Die Buchstaben sind größer als in einem normalen Buch, die Blätter oftmals mit einer Grafik oder einem Bild geschmückt, ihre eigenen Kunstwerke – einerseits, weil sie kein Geld für einen Zeichner hatte, aber insbesondere, weil sie die Anforderungen der lernbehinderten Kinder versteht und ihnen somit am besten entgegenkommen konnte. Denn jede Zeichnung hat einen Grund, sie ist Teil einer Lernphase.
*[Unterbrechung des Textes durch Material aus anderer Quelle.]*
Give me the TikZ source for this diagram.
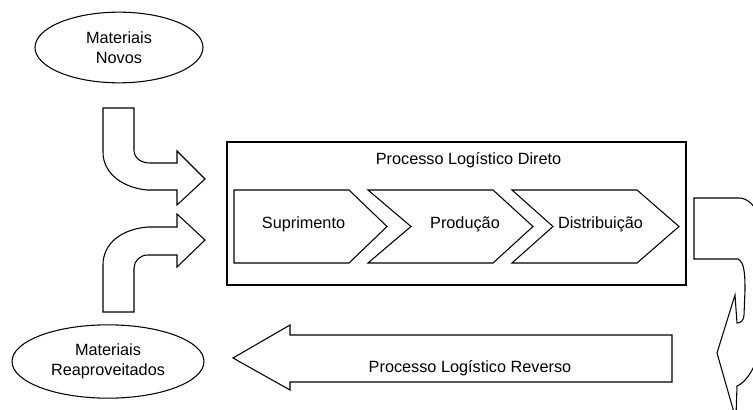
\documentclass[tikz,border=0pt]{standalone}
\usepackage{fontspec}
\setmainfont{Liberation Sans}
\usepackage{tikz}
\usetikzlibrary{shapes.geometric}

\begin{document}
\begin{tikzpicture}[
    x=0.75pt, y=-0.75pt,
    every node/.style={font=\fontsize{12.2}{15}\selectfont},
    material/.style={ellipse, draw, line width=0.8pt, inner sep=0pt, align=center},
    caixa/.style={rectangle, draw, line width=0.8pt, inner sep=0pt},
    rotulo/.style={draw=none, fill=none, inner sep=0pt},
    seta/.style={draw, line width=0.8pt, line join=miter, fill=white}
]
\useasboundingbox (0,0) rectangle (753,410);
\clip (0,0) rectangle (753,410);

% Materiais
\node[material, minimum width=126pt, minimum height=53pt] (novos) at (119,47.5) {Materiais\\Novos};
\node[material, minimum width=144pt, minimum height=55pt] (reapr) at (108,361.5) {Materiais\\Reaproveitados};

% Processo direto
\node[caixa, minimum width=344.25pt, minimum height=107.25pt] (direto) at (456.5,213.5) {};
\node[rotulo] (titulo) at (468.5,160) {Processo Log\'istico Direto};

\draw[seta] (234,190) -- (349,190) -- (387,226.5) -- (349,263) -- (234,263) -- cycle;
\draw[seta] (368,190) -- (493,190) -- (533,226.5) -- (493,263) -- (368,263) -- (411,226.5) -- cycle;
\draw[seta] (512,190) -- (637,190) -- (679,226.5) -- (637,263) -- (512,263) -- (553,226.5) -- cycle;
\node[rotulo] (supr) at (303.5,224) {Suprimento};
\node[rotulo] (prod) at (465,224) {Produ\c{c}\~ao};
\node[rotulo] (dist) at (600.5,224) {Distribui\c{c}\~ao};

% Setas de entrada
\draw[seta] (103,108) -- (134,108) -- (134,150) .. controls (134,158) and (141,163) .. (150,163)
    -- (177,163) -- (177,151) -- (205,179) -- (177,205) -- (177,190) -- (147,190)
    .. controls (125,188) and (103,175) .. (103,152) -- cycle;
\draw[seta] (103,312) -- (134,312) -- (134,268) .. controls (134,261) and (140,255) .. (148,255)
    -- (177,255) -- (177,267) -- (205,240) -- (177,214) -- (177,227) -- (148,227)
    .. controls (122,229) and (103,243) .. (103,265) -- cycle;

% Retorno
\draw[seta] (735,416) -- (717,353) -- (735,295) -- (737,323) .. controls (741,323) and (744,320) .. (744,315)
    -- (745,290) .. controls (745,272) and (744,262) .. (738,259) -- (694,259) -- (694,198) -- (739,198)
    .. controls (748,198) and (756,206) .. (762,222) -- (800,230) -- (800,350) -- (762,345)
    .. controls (755,370) and (745,383) .. (737,386) -- (736,416) -- cycle;

% Processo reverso
\draw[seta] (672,335) -- (290,335) -- (290,325) -- (233,358) -- (290,390) -- (290,382) -- (672,382) -- cycle;
\node[rotulo] (reverso) at (470,368) {Processo Log\'istico Reverso};

\end{tikzpicture}
\end{document}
Vor vier Jahren musste Alina Voinea zusehen, wie ihre Tochter Andrada die vierte Klasse wiederholen musste, weil sie Lernschwierigkeiten hatte und nicht mit dem Standard des rumänischen Schulsystems mithalten konnte. Es gab damals keinerlei unterstützendes Material, auch keine vereinfachten oder angepassten Bücher für Kinder mit unterschiedlichen Lernschwierigkeiten, und somit musste Alina ihrer Tochter alleine helfen und die Schulbücher für sie vereinfachen: Mathe, Schreiben, Lesen, Geschichte, Englisch – aber auch themenbezogene Bücher, beispielsweise über den berühmten Bildhauer Constantin Brâncuși und seine Werke oder über die wilden Tiere Rumäniens. „Mein Ansatz ist irgendwie auch eine Verhöhnung des rumänischen Bildungssystems und der Entscheidungsträger“, erklärt sie, um „ihnen zu zeigen, dass eine einzige steuerzahlende Person all das schaffen kann, was deren Steuern über das Bildungsministerium seit Jahren hätten bewirken müssen“. 

Nicht nur, dass sie die Information der Schulbücher gefiltert hat – sie hat sie auch in verständlichen und kürzeren Wörtern umgeschrieben, wobei die Silben längerer Wörter zur Unterstützung immer mit unterschiedlichen Farben geschrieben sind. Alle Schulmaterialien stellt sie auch online zur Verfügung – immer kostenlos, damit sie bedürftigen Kindern helfen kann. 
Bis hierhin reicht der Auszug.